Small Budgets, Big Impact: 3 Niche Influencer Groups To Maximize ROI 

Influencers, content creators,  key opinion leaders. Call them whatever you want, but I call them opportunity. In the midst of a recessionary environment and shrinking marketing budgets, the creator economy represents a huge opportunity for brands. 

According to research by Nielsen, brand recall for influencer content is four times that of traditional digital content. Further, 80% of social media users in Asia who follow influencers are more likely to buy products when they are recommended by those influencers. And this isn’t just true for influencers with millions of followers – audiences are more aligned with creators, especially micro influencers (loosely defined as creators with 5,000 to 30,000 followers), because they feel more personally relevant to the average person.

Meltwater’s Creator Economy Report reinforced this when it found that 91% of all sponsored post engagements in 2021 were created by micro-influencers. This cohort of creators are brands’ top collaborators because smaller, focused audiences make for high engagement and the best ROI for brands. Notably, rates for micro-influencer posts are considerably lower than famous influencers, charging an average US$200 per Instagram post in APAC. In this regard, the adage that less is more, certainly holds true. 

Do more with less

Considering this, partnering with creators can be an incredibly lucrative move for brands looking to not only reach their audience, but make a lasting impact. By co-creating posts and campaigns with creators in APAC whose audiences and values align with your brand, marketing teams can gain a leg up in brand awareness, consideration, and ROI, all without blowing budgets.
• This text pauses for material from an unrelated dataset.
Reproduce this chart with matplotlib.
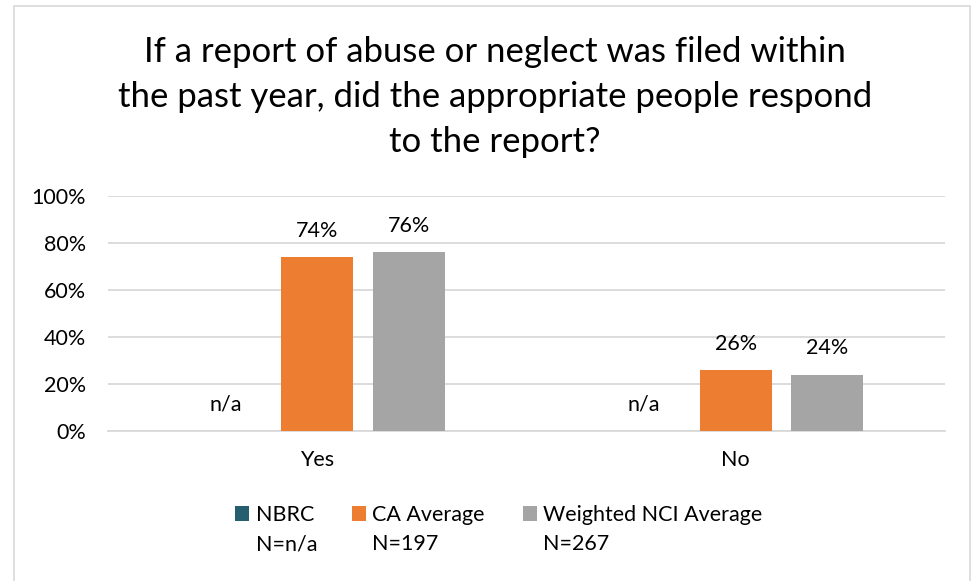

Here are three types of niche influencer groups to that are gaining popularity and that you should consider for the year ahead. 

Virtual Influencers

Meet Rae, a virtual Singaporean influencer, our local answer to Brazilian-American hyper-realistic virtual influencer, Lil Miquela. Rae, forever 25 years old, is effortlessly cool, straddling the realms of virtual and reality. Rae may be 24/7 plugged in, but she also “lives” in the real world: she’s had her hair done by Kim Robinson, been spotted at the F1 Grand Prix, and walked the runway for fashion festival Front Row. Rae is also the face of Shiseido and Hugo Boss and is emblematic of the fashion industry’s current love of virtual influencers. Virtual influencers have played a role at Milan and Paris Fashion week and are used by ambassadors by luxury brands. 

While many have proclaimed virtual influencers as a novelty, they have been gaining traction with digital natives. In fact, fashion house Hugo Boss stated they engaged Rae as part of their rebranding strategy to appeal to the youth demographic in Singapore. 


In Asia, where markets including Singapore, Japan and South Korea have an ageing population, the silver economy is lined with gold. We’re starting to see the rise of the “granfluencers” in Asia – senior influencers who are pulling in millions of followers.

For example, Chinese Douyin influencer, @tlaolao, has racked up more than 36 million followers and generates an average of more than $300k in media impact value per post. Ong Bee Yan, grandmother of two, is also a rising granfluencer from Singapore. She has worked with Young Hungry Free, an edgy online fashion brand, as well as Estée Lauder, promoting their skincare products. These young-at-heart influencers appeal to a wide audience.

These influencers resonate with Millennials and Gen Z because they are seen as more authentic, confident, and honest while still relating closely with their own demographics. Granfluencers have carved a niche for themselves in the digital world and is one group to take note of.


Who doesn’t love a cute animal? It is precisely this appeal that has drawn in dollars and deals for pet influencers – well, for their owners. Petfluencers are often crowd favourites with massive appeal, and do not lose out to their human counterparts when it comes to engagement. According to media auditor SpearRJ, “Kim Kardashian’s Instagram offers an engagement rate of 1.68%. In comparison, the famous wolfdog @Loki, has an engagement rate of 2.51% and gathers more than 50,000 likes for each post.” 

Singapore’s top dogs include Sasha and Piper (@lomodoggies), a pair of fluffy white terriers with 25,000 followers. The duo has endorsement deals with brands such as Dyson, Hush Puppies, and Cloversoft, and  according to a past Straits Times interview by their owner, each marketing deal earned them about SG$500. Though four-legged and furry, these are an example of micro-influencers that brands can collaborate with creatively.